*What is needed*: From the first line of the listing below, retype each line up to and including the one with "(wm) at (625,920)"; pictures stay out.

*Data extract*:
__________
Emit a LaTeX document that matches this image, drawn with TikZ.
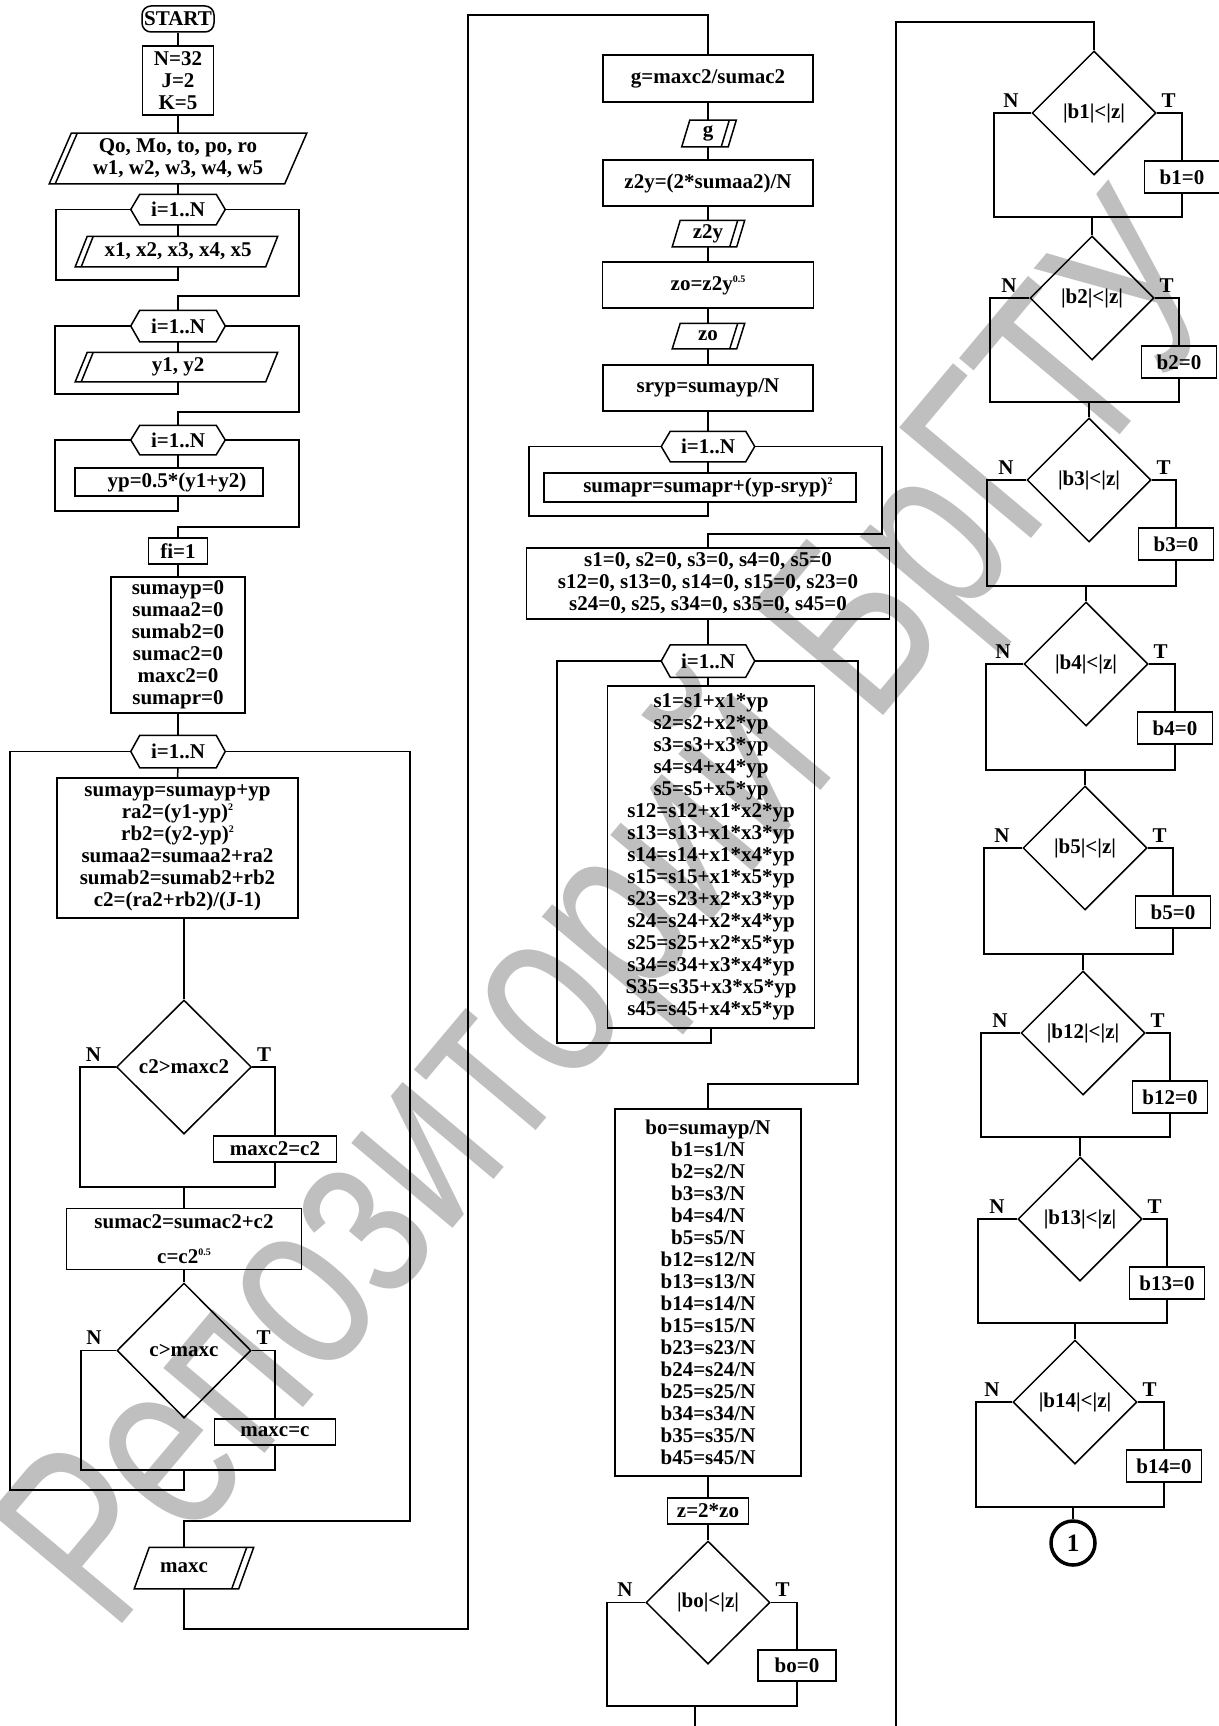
\documentclass[tikz,border=0pt]{standalone}
\usepackage{graphicx}
\usepackage{fontspec}
\setmainfont{Liberation Serif}
\newfontfamily\wmfont{Liberation Sans}
\usetikzlibrary{shapes.geometric,positioning}

\begin{document}
\begin{tikzpicture}[x=1pt,y=-1pt,line width=1.5pt,
  every node/.style={inner sep=0pt,align=center,font=\fontsize{21}{22}\selectfont\bfseries},
  blk/.style 2 args={draw,rectangle,minimum width=#1,minimum height=#2},
  io/.style 2 args={rectangle,minimum width=#1,minimum height=#2},
  cond/.style 2 args={draw,diamond,minimum width=#1,minimum height=#2},
  lbl/.style={font=\fontsize{21}{21}\selectfont\bfseries}]
  \def\pw#1{\raisebox{8pt}{\fontsize{10}{10}\selectfont#1}}
  \fill[white] (0,0) rectangle (1218,1726);
  \useasboundingbox (0,0) rectangle (1218,1726);
  \node[rotate=50,text=black!25,font=\fontsize{250}{250}\wmfont] (wm) at (625,920) {\scalebox{0.76}[1]{Репозиторий БрГТУ}};

  \node[blk={72}{26},rounded corners=9pt] (start) at (178,19) {START};
  \node[blk={71}{69}] (ini) at (178,80.5) {N=32\\J=2\\K=5};
  \node[io={234}{49}] (in1) at (178,158.5) {Qo, Mo, to, po, ro\\w1, w2, w3, w4, w5};
  \node[io={93}{29}] (h1) at (178,209.5) {i=1..N};
  \node[io={189}{29}] (inx) at (178,251.5) {x1, x2, x3, x4, x5};
  \node[io={93}{30}] (h2) at (178,326) {i=1..N};
  \node[io={189}{28}] (iny) at (178,367) {y1, y2};
  \node[io={93}{28}] (h3) at (178,440) {i=1..N};
  \node[blk={188}{28}] (yp) at (169,482) {\hspace*{16pt}yp=0.5*(y1+y2)};
  \node[blk={59}{26}] (fi) at (178,551) {fi=1};
  \node[blk={134}{136}] (zero) at (178,645) {sumayp=0\\sumaa2=0\\sumab2=0\\sumac2=0\\maxc2=0\\sumapr=0};
  \node[io={93}{31}] (h4) at (178,751.5) {i=1..N};
  \node[blk={241}{140}] (acc) at (177.5,848) {sumayp=sumayp+yp\\ra2=(y1-yp)\pw{2}\\rb2=(y2-yp)\pw{2}\\sumaa2=sumaa2+ra2\\sumab2=sumab2+rb2\\c2=(ra2+rb2)/(J-1)};
  \node[cond={135}{134}] (dc2) at (184,1067) {c2>maxc2};
  \node[lbl,above left=5pt and 14pt of dc2.west] (nc2l) {N};
  \node[lbl,above right=5pt and 4pt of dc2.east] (tc2l) {T};
  \node[blk={123}{26}] (mc2) at (275,1149) {maxc2=c2};
  \node[blk={235}{61}] (sc2) at (184,1239) {sumac2=sumac2+c2\\[13pt]c=c2\pw{0.5}};
  \node[cond={134}{135}] (dcm) at (184,1350.5) {c>maxc};
  \node[lbl,above left=5pt and 14pt of dcm.west] (ncml) {N};
  \node[lbl,above right=5pt and 4pt of dcm.east] (tcml) {T};
  \node[blk={121}{26}] (mc) at (275,1432) {maxc=c};
  \node[io={103}{40}] (outm) at (184,1568) {maxc};

  \coordinate (r1) at (56,280);
  \coordinate (e1) at (299,296);
  \coordinate (r2) at (55,394);
  \coordinate (e2) at (299,412);
  \coordinate (r3) at (55,511);
  \coordinate (e3) at (299,527);
  \coordinate (nc2) at (80,1187);
  \coordinate (ncm) at (81,1470);
  \coordinate (r4) at (10,1490);
  \coordinate (e4) at (410,1521);
  \coordinate (k1) at (468,1629);
  \coordinate (k2) at (468,15);

  \draw (start.south) -- (ini.north);
  \draw (ini.south) -- (in1.north);
  \draw (in1.south) -- (h1.north);
  \draw (h1.south) -- (inx.north);
  \draw (inx.south) |- (r1) |- (h1.west);
  \draw (h1.east) -| (e1) -| (h2.north);
  \draw (h2.south) -- (iny.north);
  \draw (iny.south) |- (r2) |- (h2.west);
  \draw (h2.east) -| (e2) -| (h3.north);
  \draw (h3.south) -- (h3.south |- yp.north);
  \draw (h3.south |- yp.south) |- (r3) |- (h3.west);
  \draw (h3.east) -| (e3) -| (fi.north);
  \draw (fi.south) -- (zero.north);
  \draw (zero.south) -- (h4.north);
  \draw (h4.south) -- (acc.north);
  \draw (dc2.north) -- (dc2.north |- acc.south);
  \draw (dc2.west) -| (nc2) -- (nc2 -| mc2.south) -- (mc2.south);
  \draw (dc2.east) -| (mc2.north);
  \draw (nc2 -| dc2.south) -- (sc2.north);
  \draw (sc2.south) -- (dcm.north);
  \draw (dcm.west) -| (ncm) -- (ncm -| mc.south) -- (mc.south);
  \draw (dcm.east) -| (mc.north);
  \draw (ncm -| dcm.south) |- (r4) |- (h4.west);
  \draw (h4.east) -| (e4) -| (outm.north);

  \node[blk={210}{47}] (gbox) at (708,78.5) {g=maxc2/sumac2};
  \node[io={45}{25}] (og) at (708,133.5) {g};
  \node[blk={210}{46}] (z2y) at (708,183) {z2y=(2*sumaa2)/N};
  \node[io={63}{25}] (oz2y) at (708,233.5) {z2y};
  \node[blk={211}{46}] (zo) at (708,285) {zo=z2y\pw{0.5}};
  \node[io={63}{24}] (ozo) at (708,336) {zo};
  \node[blk={210}{46}] (sryp) at (708,388) {sryp=sumayp/N};
  \node[io={92}{29}] (h5) at (708,446.5) {i=1..N};
  \node[blk={312}{29}] (spr) at (700,487.5) {\hspace*{16pt}sumapr=sumapr+(yp-sryp)\pw{2}};
  \node[blk={363}{71}] (sini) at (708,583.5) {s1=0, s2=0, s3=0, s4=0, s5=0\\s12=0, s13=0, s14=0, s15=0, s23=0\\s24=0, s25, s34=0, s35=0, s45=0};
  \node[io={92}{31}] (h6) at (708,661) {i=1..N};
  \node[blk={207}{342}] (sacc) at (711,857) {s1=s1+x1*yp\\s2=s2+x2*yp\\s3=s3+x3*yp\\s4=s4+x4*yp\\s5=s5+x5*yp\\s12=s12+x1*x2*yp\\s13=s13+x1*x3*yp\\s14=s14+x1*x4*yp\\s15=s15+x1*x5*yp\\s23=s23+x2*x3*yp\\s24=s24+x2*x4*yp\\s25=s25+x2*x5*yp\\s34=s34+x3*x4*yp\\S35=s35+x3*x5*yp\\s45=s45+x4*x5*yp};
  \node[blk={186}{367}] (bdiv) at (708,1292.5) {bo=sumayp/N\\b1=s1/N\\b2=s2/N\\b3=s3/N\\b4=s4/N\\b5=s5/N\\b12=s12/N\\b13=s13/N\\b14=s14/N\\b15=s15/N\\b23=s23/N\\b24=s24/N\\b25=s25/N\\b34=s34/N\\b35=s35/N\\b45=s45/N};
  \node[blk={81}{26}] (zz) at (708,1511) {z=2*zo};
  \node[cond={124}{123}] (dbo) at (708,1602.5) {|bo|<|z|};
  \node[lbl,above left=5pt and 12pt of dbo.west] (nbol) {N};
  \node[lbl,above right=5pt and 4pt of dbo.east] (tbol) {T};
  \node[blk={78}{31}] (bo0) at (797,1665.5) {bo=0};

  \coordinate (r5) at (529,516);
  \coordinate (e5) at (882,534);
  \coordinate (r6) at (557,1043);
  \coordinate (e6) at (858,1084);
  \coordinate (nbo) at (607,1706);
  \coordinate (f2) at (695,1726);

  \draw (outm.south) |- (k1) -- (k2) -| (gbox.north);
  \draw (gbox.south) -- (og.north);
  \draw (og.south) -- (z2y.north);
  \draw (z2y.south) -- (oz2y.north);
  \draw (oz2y.south) -- (zo.north);
  \draw (zo.south) -- (ozo.north);
  \draw (ozo.south) -- (sryp.north);
  \draw (sryp.south) -- (h5.north);
  \draw (h5.south) -- (h5.south |- spr.north);
  \draw (h5.south |- spr.south) |- (r5) |- (h5.west);
  \draw (h5.east) -| (e5) -| (sini.north);
  \draw (sini.south) -- (h6.north);
  \draw (h6.south) -- (h6.south |- sacc.north);
  \draw (sacc.south) |- (r6) |- (h6.west);
  \draw (h6.east) -| (e6) -| (bdiv.north);
  \draw (bdiv.south) -- (zz.north);
  \draw (zz.south) -- (dbo.north);
  \draw (dbo.west) -| (nbo) -- (nbo -| bo0.south) -- (bo0.south);
  \draw (dbo.east) -| (bo0.north);
  \draw (nbo -| f2) -- (f2);

  \foreach \p/\a/\b in {in1/11/-11,inx/4.5/-7.5,iny/4.5/-7.5,outm/17.5/2.5,og/5/-3,oz2y/4.5/-3.5,ozo/4.5/-3.5} {
    \draw ([xshift=\a]\p.north west) -- ([xshift=\a]\p.north east) -- ([xshift=\b]\p.south east) -- ([xshift=\b]\p.south west) -- cycle;
  }
  \foreach \p/\a/\b in {in1/11/-11,inx/4.5/-7.5,iny/4.5/-7.5} {
    \draw ([xshift=\a+6]\p.north west) -- ([xshift=\b+6]\p.south west);
  }
  \foreach \p/\a/\b in {outm/17.5/2.5,og/5/-3,oz2y/4.5/-3.5,ozo/4.5/-3.5} {
    \draw ([xshift=\a-7]\p.north east) -- ([xshift=\b-7]\p.south east);
  }
  \foreach \h in {h1,h2,h3,h4,h5,h6} {
    \draw ([xshift=9]\h.north west) -- ([xshift=-9]\h.north east) -- (\h.east) -- ([xshift=-9]\h.south east) -- ([xshift=9]\h.south west) -- (\h.west) -- cycle;
  }

  \coordinate (f3) at (896,1726);
  \coordinate (f3t) at (896,22);
  \foreach \i/\t/\x/\y/\xn/\xt/\yb in {1/1/1094/113/994/1182/217,2/2/1092/298/990/1179/402,3/3/1089/480/987/1176/586,4/4/1086/664/986/1175/770,5/5/1085/848/984/1173/954,6/12/1083/1033/981/1170/1137,7/13/1080/1219/978/1167/1323,8/14/1075/1402/976/1164/1507} {
    \node[cond={124}{124}] (d\i) at (\x,\y) {|b\t|<|z|};
    \node[lbl,above left=5pt and 12pt of d\i.west] (nl\i) {N};
    \node[lbl,above right=5pt and 4pt of d\i.east] (tl\i) {T};
    \node[blk={75}{32}] (zb\i) at (\xt,\y+64) {b\t=0};
    \coordinate (jb\i) at (\xn,\yb);
    \draw (d\i.west) -| (jb\i) -- (jb\i -| zb\i.south) -- (zb\i.south);
    \draw (d\i.east) -| (zb\i.north);
  }
  \foreach \i [count=\k from 2] in {1,...,7} {
    \draw (d\k.north |- jb\i) -- (d\k.north);
  }
  \node[circle,draw,line width=3.5pt,minimum size=44,font=\fontsize{25}{25}\selectfont\bfseries] (c1) at (1073,1543) {1};
  \draw (c1.north |- jb8) -- (c1.north);
  \draw (f3) -- (f3t) -| (d1.north);
\end{tikzpicture}
\end{document}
__________
*Output for this task*:
Emit a LaTeX document that matches this image, drawn with TikZ.
\documentclass[tikz,border=0pt]{standalone}
\usepackage{graphicx}
\usepackage{fontspec}
\setmainfont{Liberation Serif}
\newfontfamily\wmfont{Liberation Sans}
\usetikzlibrary{shapes.geometric,positioning}

\begin{document}
\begin{tikzpicture}[x=1pt,y=-1pt,line width=1.5pt,
  every node/.style={inner sep=0pt,align=center,font=\fontsize{21}{22}\selectfont\bfseries},
  blk/.style 2 args={draw,rectangle,minimum width=#1,minimum height=#2},
  io/.style 2 args={rectangle,minimum width=#1,minimum height=#2},
  cond/.style 2 args={draw,diamond,minimum width=#1,minimum height=#2},
  lbl/.style={font=\fontsize{21}{21}\selectfont\bfseries}]
  \def\pw#1{\raisebox{8pt}{\fontsize{10}{10}\selectfont#1}}
  \fill[white] (0,0) rectangle (1218,1726);
  \useasboundingbox (0,0) rectangle (1218,1726);
  \node[rotate=50,text=black!25,font=\fontsize{250}{250}\wmfont] (wm) at (625,920) {\scalebox{0.76}[1]{Репозиторий БрГТУ}};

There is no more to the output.